== DATA LINES ==
###
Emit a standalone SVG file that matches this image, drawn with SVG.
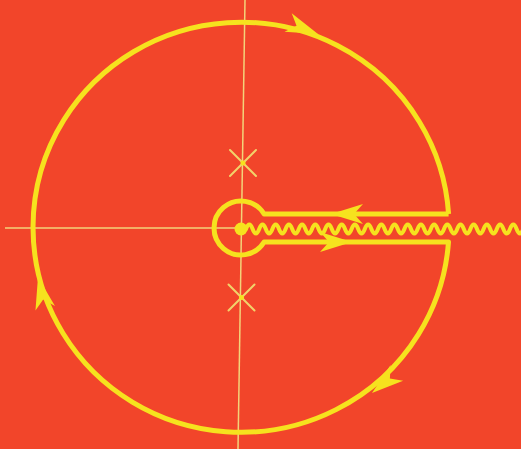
<svg xmlns="http://www.w3.org/2000/svg" width="521" height="449" viewBox="0 0 521 449">
<style>
.thin{stroke:#f3d37a;stroke-width:1.5;fill:none}
.cross{stroke:#f2d36a;stroke-width:2;fill:none;stroke-linecap:round}
.contour{stroke:#f6e21e;stroke-width:5;fill:none;stroke-linejoin:round}
.wave{stroke:#f6e21e;stroke-width:4;fill:none;stroke-linecap:round}
.ah{fill:#f6e21e}
</style>
<defs>
<path id="head" d="M0,0 L-32,-10 L-23,0 L-32,10 Z"/>
</defs>
<rect width="521" height="449" fill="#f2452a"/>
<g id="axes">
<line class="thin" x1="245" y1="0" x2="238" y2="449"/>
<line class="thin" x1="5" y1="228" x2="241" y2="228"/>
</g>
<g id="pole-upper">
<line class="cross" x1="230" y1="150" x2="256" y2="176"/>
<line class="cross" x1="230" y1="176" x2="256" y2="150"/>
<circle cx="243" cy="163" r="2.5" fill="#f6e21e"/>
</g>
<g id="pole-lower">
<line class="cross" x1="228.5" y1="284.5" x2="254.5" y2="310.5"/>
<line class="cross" x1="228.5" y1="310.5" x2="254.5" y2="284.5"/>
<circle cx="241.5" cy="297.5" r="2.5" fill="#f6e21e"/>
</g>
<g id="branch-cut">
<circle cx="241" cy="229" r="6.5" fill="#f6e21e"/>
<path class="wave" d="M246,229 q3.3,-9 6.6,0 t6.6,0 t6.6,0 t6.6,0 t6.6,0 t6.6,0 t6.6,0 t6.6,0 t6.6,0 t6.6,0 t6.6,0 t6.6,0 t6.6,0 t6.6,0 t6.6,0 t6.6,0 t6.6,0 t6.6,0 t6.6,0 t6.6,0 t6.6,0 t6.6,0 t6.6,0 t6.6,0 t6.6,0 t6.6,0 t6.6,0 t6.6,0 t6.6,0 t6.6,0 t6.6,0 t6.6,0 t6.6,0 t6.6,0 t6.6,0 t6.6,0 t6.6,0 t6.6,0 t6.6,0 t6.6,0 t6.6,0 t6.6,0"/>
</g>
<g id="contour">
<path class="contour" d="M448.6,214 L264.1,214 A27,27 0 1 0 264.1,242 L448.5,242 A208,205 0 1 1 448.6,214"/>
</g>
<g id="arrows">
<use href="#head" class="ah" transform="translate(318,34) rotate(21)"/>
<use href="#head" class="ah" transform="translate(372,393) rotate(141)"/>
<use href="#head" class="ah" transform="translate(38,277) rotate(-103)"/>
<use href="#head" class="ah" transform="translate(331,214) rotate(180)"/>
<use href="#head" class="ah" transform="translate(352,242)"/>
</g>
</svg>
###
Output all of the data exactly as it stands, minus any images.

Emit a standalone SVG file that matches this image, drawn with SVG.
<svg xmlns="http://www.w3.org/2000/svg" width="521" height="449" viewBox="0 0 521 449">
<style>
.thin{stroke:#f3d37a;stroke-width:1.5;fill:none}
.cross{stroke:#f2d36a;stroke-width:2;fill:none;stroke-linecap:round}
.contour{stroke:#f6e21e;stroke-width:5;fill:none;stroke-linejoin:round}
.wave{stroke:#f6e21e;stroke-width:4;fill:none;stroke-linecap:round}
.ah{fill:#f6e21e}
</style>
<defs>
<path id="head" d="M0,0 L-32,-10 L-23,0 L-32,10 Z"/>
</defs>
<rect width="521" height="449" fill="#f2452a"/>
<g id="axes">
<line class="thin" x1="245" y1="0" x2="238" y2="449"/>
<line class="thin" x1="5" y1="228" x2="241" y2="228"/>
</g>
<g id="pole-upper">
<line class="cross" x1="230" y1="150" x2="256" y2="176"/>
<line class="cross" x1="230" y1="176" x2="256" y2="150"/>
<circle cx="243" cy="163" r="2.5" fill="#f6e21e"/>
</g>
<g id="pole-lower">
<line class="cross" x1="228.5" y1="284.5" x2="254.5" y2="310.5"/>
<line class="cross" x1="228.5" y1="310.5" x2="254.5" y2="284.5"/>
<circle cx="241.5" cy="297.5" r="2.5" fill="#f6e21e"/>
</g>
<g id="branch-cut">
<circle cx="241" cy="229" r="6.5" fill="#f6e21e"/>
<path class="wave" d="M246,229 q3.3,-9 6.6,0 t6.6,0 t6.6,0 t6.6,0 t6.6,0 t6.6,0 t6.6,0 t6.6,0 t6.6,0 t6.6,0 t6.6,0 t6.6,0 t6.6,0 t6.6,0 t6.6,0 t6.6,0 t6.6,0 t6.6,0 t6.6,0 t6.6,0 t6.6,0 t6.6,0 t6.6,0 t6.6,0 t6.6,0 t6.6,0 t6.6,0 t6.6,0 t6.6,0 t6.6,0 t6.6,0 t6.6,0 t6.6,0 t6.6,0 t6.6,0 t6.6,0 t6.6,0 t6.6,0 t6.6,0 t6.6,0 t6.6,0 t6.6,0"/>
</g>
<g id="contour">
<path class="contour" d="M448.6,214 L264.1,214 A27,27 0 1 0 264.1,242 L448.5,242 A208,205 0 1 1 448.6,214"/>
</g>
<g id="arrows">
<use href="#head" class="ah" transform="translate(318,34) rotate(21)"/>
<use href="#head" class="ah" transform="translate(372,393) rotate(141)"/>
<use href="#head" class="ah" transform="translate(38,277) rotate(-103)"/>
<use href="#head" class="ah" transform="translate(331,214) rotate(180)"/>
<use href="#head" class="ah" transform="translate(352,242)"/>
</g>
</svg>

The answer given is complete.